Demystifying Work Permits

The U.S. government does not have a simple “work permit” procedure to allow foreign nationals employment. The process of obtaining employment authorization is a complex undertaking, even for the practiced. Now that the civil and criminal penalty provisions of the Immigration Reform and Control Act of 1986 (IRCA) are being more and more strictly enforced, foreign born workers, employers, and recruiters must be more diligent in obtaining, maintaining and evidencing valid employment authorization.

Not all of the classes follow the same procedure to get authorization and not all get the same documents to establish authorization. The following are common forms of employment authorization documents (EADs).

Form I-94, Arrival/Departure Record is issued at a port of entry or in the case of change/extension of status. It is attached to the bottom of the I-797 Approval Notice. Nonimmigrants working under an employment authorized nonimmigrant status will have an I-94 card.

Form I-551 Alien Registration Card (green card) is evidence of work authorization. In some cases a temporary I-551 stamp is placed in the passport to evidence legal work status. The I-551 stamp is valid for one year and may be renewed if the Green Card has not been received.

Over the years the “green card” has been issued in a number of styles and colors and with varying lengths of validity. NOTE that only the most recent version, the I-551, is acceptable for employment eligibility verification pursuant to notice by USCIS in November 2007.

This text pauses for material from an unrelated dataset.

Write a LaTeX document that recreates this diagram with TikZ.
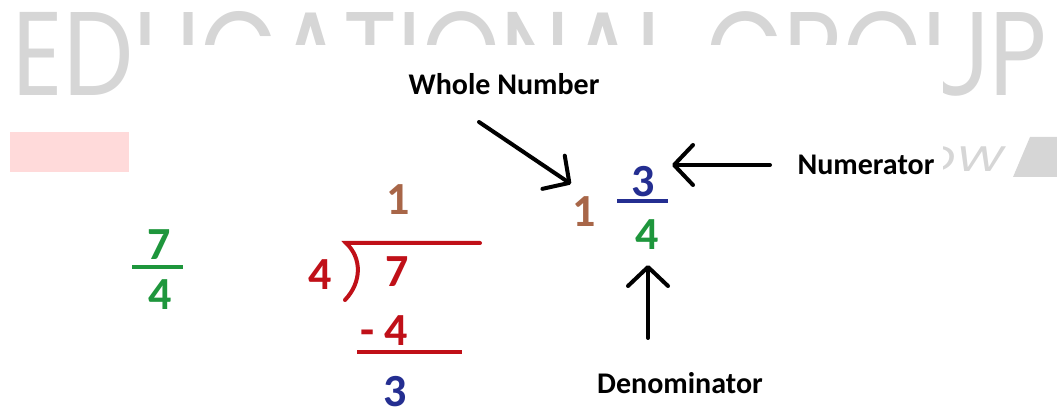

Employment Authorization Document (EAD). In most cases, for the categories that require an EAD, the actual EAD card must be in the alien’s possession before accepting employment. Receipt notices, approval notices or printouts from USCIS are not evidence of work authorization.

EADs contain a picture of the alien and basic information such as the name, birth date, country of birth, and the USCIS “A” number (alien registration number). It may be used for identification as well as employment eligibility to employers when completing the Form I-9.

Employment Authorized Incident to Status. Lawful Permanent Residents (LPR) or green card holders and special agricultural workers (SAW) and Temporary Residents who entered prior to Jan. 1, 1982 on Form I-688 Temporary Resident Card are authorized to work based on status. Family Unity Program applicants on temporary and §244A TPS classes also must obtain an EAD to work. Asylee or refugee status asthmatically includes work authorization. Generally, aliens who are applying for Adjustment of Status to LPR can get an EAD for one year, which can be renewed.

Other classes of aliens who are employment authorized during the period of the validity of their status, BUT who MUST have an EAD: 1) a fiancé(e) or the child of that alien K-1 and K-2; 2)alien admitted as parent or dependent child of an LPR; and citizens of Micronesia and the Marshall Islands.

Aliens granted withholding of deportation or removal as well as extended voluntary departure are eligible for work authorization. Both must apply for an EAD.

The Legal Immigrant and Family Equity (LIFE) Act created multiple new employment status: V status, K-3 and K-4. Spouses and children qualify for V status if the y are the beneficiaries of petitions filed before December 21,2000, with other conditions. Expanded K status under the LIFE Act allows the spouses (K-3) and children (K-4) to enter the US while the I-130 is pending approval. K-3 or K-4s seeking to renew work authorization must prove that a Form I-130 has been filed on their behalf or that an application for adjustment of status has been filed with USCIS or an application for an immigrant visa with Dept. Of State (DOS)

E and L spouses may apply for employment authorization by filing an I-761. E and L spouses will be authorized employment status for the period of admission of the primary spouse, not to exceed two years.

Some aliens are authorized for employment with a specific employer based on their status. These aliens are not required to obtain and EAD as they are generally beneficiaries of nonimmigrant petitions submitted by the employer or in the treaty trader/investor categories (H-1B, H-2A, H-2B, H-3, I, J-1, L-1A, l-1B, 0-1&2, P-1&2, Q-1 and R). Customs and Border Patrol generally endorse the Form I-94 indicating the classification under which the alien was admitted and the period of authorized stay, which determines the period of authorized employment. Extensions or changes are attached to the bottom of a USCIS Form I-797A Notice of Action (approval notice).

Students or Exchange visitors have specific rules which depend on the SEVIS (Student Exchange Visitor Information System) and are still being updated. Employment is generally limited for students; Exchange Visitors are limited to the purpose for the visit and particular attention should be paid to the rules entitling employment outside the primary activities of the particular exchange program.

J-2 accompanying spouse or minor children may seek employment authorization only to support the family recreational, cultural and travel activities travel. They cannot get work authorization for work which supports the J-1 principal. The maximum J-2 authorization is 4 year.